▸ WHAT THIS TASK INVOLVES
Write the listing below out again exactly, dropping the images.

▸ SUPPLIED MATERIAL
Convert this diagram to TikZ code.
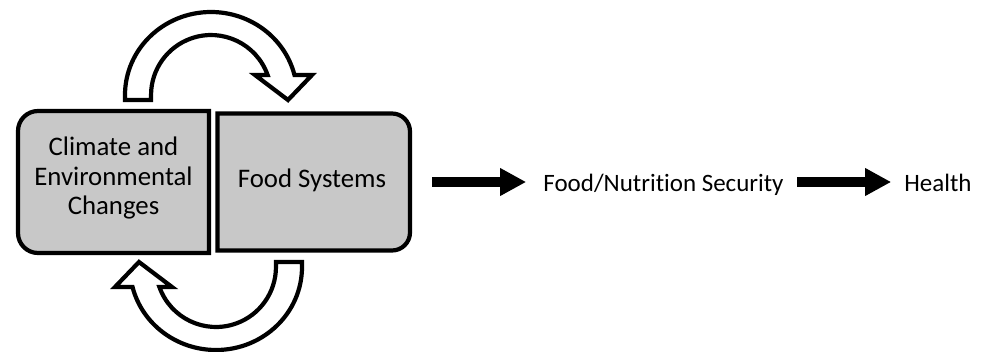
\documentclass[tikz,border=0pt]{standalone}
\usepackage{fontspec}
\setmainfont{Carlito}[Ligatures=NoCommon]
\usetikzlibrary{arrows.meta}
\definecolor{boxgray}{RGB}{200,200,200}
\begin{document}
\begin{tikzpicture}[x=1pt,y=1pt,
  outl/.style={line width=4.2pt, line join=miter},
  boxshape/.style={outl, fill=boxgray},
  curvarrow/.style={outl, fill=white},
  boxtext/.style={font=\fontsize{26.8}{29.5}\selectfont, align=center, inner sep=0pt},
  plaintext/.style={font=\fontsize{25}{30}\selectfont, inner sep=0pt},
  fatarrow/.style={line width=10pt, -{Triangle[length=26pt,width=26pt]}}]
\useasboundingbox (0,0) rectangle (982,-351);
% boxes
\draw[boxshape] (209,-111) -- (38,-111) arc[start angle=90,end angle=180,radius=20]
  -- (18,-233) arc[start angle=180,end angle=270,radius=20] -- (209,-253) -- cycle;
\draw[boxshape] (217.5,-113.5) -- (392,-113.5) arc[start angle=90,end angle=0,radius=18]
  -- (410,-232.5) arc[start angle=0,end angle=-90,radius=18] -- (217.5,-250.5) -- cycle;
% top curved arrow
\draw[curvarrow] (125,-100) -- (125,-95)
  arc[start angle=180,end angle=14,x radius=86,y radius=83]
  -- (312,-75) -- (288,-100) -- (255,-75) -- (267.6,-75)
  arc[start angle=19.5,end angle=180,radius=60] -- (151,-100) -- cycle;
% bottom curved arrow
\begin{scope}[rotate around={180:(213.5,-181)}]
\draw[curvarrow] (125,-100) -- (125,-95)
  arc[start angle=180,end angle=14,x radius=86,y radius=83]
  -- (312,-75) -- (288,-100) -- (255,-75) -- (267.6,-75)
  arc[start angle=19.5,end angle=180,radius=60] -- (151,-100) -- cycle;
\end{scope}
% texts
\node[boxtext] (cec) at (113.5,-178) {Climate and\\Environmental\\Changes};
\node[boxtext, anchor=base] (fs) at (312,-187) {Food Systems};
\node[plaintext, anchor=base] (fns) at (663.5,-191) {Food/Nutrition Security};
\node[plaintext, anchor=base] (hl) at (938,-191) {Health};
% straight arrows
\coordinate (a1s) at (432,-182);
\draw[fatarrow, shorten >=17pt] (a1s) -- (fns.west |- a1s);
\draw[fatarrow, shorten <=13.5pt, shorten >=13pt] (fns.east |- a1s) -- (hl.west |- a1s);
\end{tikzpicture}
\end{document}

▸ ANSWER TO THIS PROBLEM
Convert this diagram to TikZ code.
\documentclass[tikz,border=0pt]{standalone}
\usepackage{fontspec}
\setmainfont{Carlito}[Ligatures=NoCommon]
\usetikzlibrary{arrows.meta}
\definecolor{boxgray}{RGB}{200,200,200}
\begin{document}
\begin{tikzpicture}[x=1pt,y=1pt,
  outl/.style={line width=4.2pt, line join=miter},
  boxshape/.style={outl, fill=boxgray},
  curvarrow/.style={outl, fill=white},
  boxtext/.style={font=\fontsize{26.8}{29.5}\selectfont, align=center, inner sep=0pt},
  plaintext/.style={font=\fontsize{25}{30}\selectfont, inner sep=0pt},
  fatarrow/.style={line width=10pt, -{Triangle[length=26pt,width=26pt]}}]
\useasboundingbox (0,0) rectangle (982,-351);
% boxes
\draw[boxshape] (209,-111) -- (38,-111) arc[start angle=90,end angle=180,radius=20]
  -- (18,-233) arc[start angle=180,end angle=270,radius=20] -- (209,-253) -- cycle;
\draw[boxshape] (217.5,-113.5) -- (392,-113.5) arc[start angle=90,end angle=0,radius=18]
  -- (410,-232.5) arc[start angle=0,end angle=-90,radius=18] -- (217.5,-250.5) -- cycle;
% top curved arrow
\draw[curvarrow] (125,-100) -- (125,-95)
  arc[start angle=180,end angle=14,x radius=86,y radius=83]
  -- (312,-75) -- (288,-100) -- (255,-75) -- (267.6,-75)
  arc[start angle=19.5,end angle=180,radius=60] -- (151,-100) -- cycle;
% bottom curved arrow
\begin{scope}[rotate around={180:(213.5,-181)}]
\draw[curvarrow] (125,-100) -- (125,-95)
  arc[start angle=180,end angle=14,x radius=86,y radius=83]
  -- (312,-75) -- (288,-100) -- (255,-75) -- (267.6,-75)
  arc[start angle=19.5,end angle=180,radius=60] -- (151,-100) -- cycle;
\end{scope}
% texts
\node[boxtext] (cec) at (113.5,-178) {Climate and\\Environmental\\Changes};
\node[boxtext, anchor=base] (fs) at (312,-187) {Food Systems};
\node[plaintext, anchor=base] (fns) at (663.5,-191) {Food/Nutrition Security};
\node[plaintext, anchor=base] (hl) at (938,-191) {Health};
% straight arrows
\coordinate (a1s) at (432,-182);
\draw[fatarrow, shorten >=17pt] (a1s) -- (fns.west |- a1s);
\draw[fatarrow, shorten <=13.5pt, shorten >=13pt] (fns.east |- a1s) -- (hl.west |- a1s);
\end{tikzpicture}
\end{document}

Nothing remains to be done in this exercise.